DATA SEGMENT -
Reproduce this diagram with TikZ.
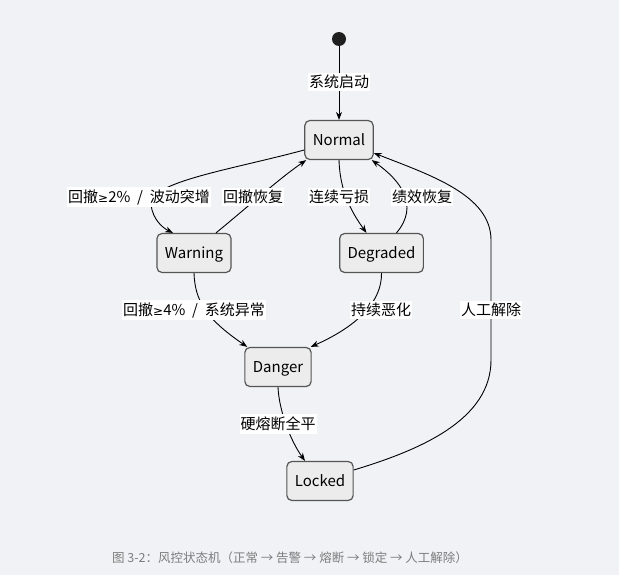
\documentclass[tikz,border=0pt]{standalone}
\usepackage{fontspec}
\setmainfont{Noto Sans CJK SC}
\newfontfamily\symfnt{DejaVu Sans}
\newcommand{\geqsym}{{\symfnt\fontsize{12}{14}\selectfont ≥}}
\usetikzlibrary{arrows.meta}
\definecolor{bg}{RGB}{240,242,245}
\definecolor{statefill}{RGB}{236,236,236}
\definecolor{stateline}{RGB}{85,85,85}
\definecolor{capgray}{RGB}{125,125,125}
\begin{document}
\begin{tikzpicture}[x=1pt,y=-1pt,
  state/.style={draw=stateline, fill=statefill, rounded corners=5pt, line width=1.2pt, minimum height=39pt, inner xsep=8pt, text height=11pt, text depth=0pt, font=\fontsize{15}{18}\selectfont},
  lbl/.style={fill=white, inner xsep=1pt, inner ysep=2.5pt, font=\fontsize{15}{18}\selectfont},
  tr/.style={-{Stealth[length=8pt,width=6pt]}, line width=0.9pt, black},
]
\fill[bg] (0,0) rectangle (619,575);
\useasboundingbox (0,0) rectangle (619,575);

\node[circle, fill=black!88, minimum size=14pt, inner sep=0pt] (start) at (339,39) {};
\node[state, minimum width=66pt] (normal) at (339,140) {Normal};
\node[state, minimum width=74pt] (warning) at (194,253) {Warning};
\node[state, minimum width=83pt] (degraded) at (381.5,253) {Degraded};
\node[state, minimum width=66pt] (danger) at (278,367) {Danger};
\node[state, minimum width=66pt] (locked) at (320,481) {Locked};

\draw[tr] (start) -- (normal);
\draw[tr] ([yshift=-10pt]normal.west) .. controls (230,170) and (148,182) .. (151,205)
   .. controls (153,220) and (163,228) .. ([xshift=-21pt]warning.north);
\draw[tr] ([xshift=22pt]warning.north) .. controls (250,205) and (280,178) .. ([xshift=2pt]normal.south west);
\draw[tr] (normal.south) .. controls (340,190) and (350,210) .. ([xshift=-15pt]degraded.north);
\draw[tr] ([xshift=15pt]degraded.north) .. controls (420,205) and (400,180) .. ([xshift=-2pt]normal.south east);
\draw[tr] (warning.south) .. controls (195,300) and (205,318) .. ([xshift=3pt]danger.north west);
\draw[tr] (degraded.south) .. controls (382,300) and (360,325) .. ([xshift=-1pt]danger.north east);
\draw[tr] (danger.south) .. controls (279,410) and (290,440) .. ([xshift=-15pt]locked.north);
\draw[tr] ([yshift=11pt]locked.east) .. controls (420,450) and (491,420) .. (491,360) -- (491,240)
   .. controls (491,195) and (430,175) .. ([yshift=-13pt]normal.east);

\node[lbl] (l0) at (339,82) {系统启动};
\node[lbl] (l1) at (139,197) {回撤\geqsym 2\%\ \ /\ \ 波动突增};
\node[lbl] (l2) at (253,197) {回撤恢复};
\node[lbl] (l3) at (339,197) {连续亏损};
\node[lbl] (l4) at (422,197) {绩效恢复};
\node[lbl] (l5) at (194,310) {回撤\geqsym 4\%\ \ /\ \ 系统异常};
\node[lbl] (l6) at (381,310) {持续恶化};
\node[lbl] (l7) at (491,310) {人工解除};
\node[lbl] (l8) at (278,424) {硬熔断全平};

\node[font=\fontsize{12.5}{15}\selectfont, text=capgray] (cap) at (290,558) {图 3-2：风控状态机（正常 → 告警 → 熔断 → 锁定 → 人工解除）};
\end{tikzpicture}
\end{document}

TASK PROMPT - Up to and including the line with "minimum width=66pt] (locked)", copy the data above from its first line. Skip pictures.

OUTPUT FOR THIS EXERCISE -
Reproduce this diagram with TikZ.
\documentclass[tikz,border=0pt]{standalone}
\usepackage{fontspec}
\setmainfont{Noto Sans CJK SC}
\newfontfamily\symfnt{DejaVu Sans}
\newcommand{\geqsym}{{\symfnt\fontsize{12}{14}\selectfont ≥}}
\usetikzlibrary{arrows.meta}
\definecolor{bg}{RGB}{240,242,245}
\definecolor{statefill}{RGB}{236,236,236}
\definecolor{stateline}{RGB}{85,85,85}
\definecolor{capgray}{RGB}{125,125,125}
\begin{document}
\begin{tikzpicture}[x=1pt,y=-1pt,
  state/.style={draw=stateline, fill=statefill, rounded corners=5pt, line width=1.2pt, minimum height=39pt, inner xsep=8pt, text height=11pt, text depth=0pt, font=\fontsize{15}{18}\selectfont},
  lbl/.style={fill=white, inner xsep=1pt, inner ysep=2.5pt, font=\fontsize{15}{18}\selectfont},
  tr/.style={-{Stealth[length=8pt,width=6pt]}, line width=0.9pt, black},
]
\fill[bg] (0,0) rectangle (619,575);
\useasboundingbox (0,0) rectangle (619,575);

\node[circle, fill=black!88, minimum size=14pt, inner sep=0pt] (start) at (339,39) {};
\node[state, minimum width=66pt] (normal) at (339,140) {Normal};
\node[state, minimum width=74pt] (warning) at (194,253) {Warning};
\node[state, minimum width=83pt] (degraded) at (381.5,253) {Degraded};
\node[state, minimum width=66pt] (danger) at (278,367) {Danger};
\node[state, minimum width=66pt] (locked) at (320,481) {Locked};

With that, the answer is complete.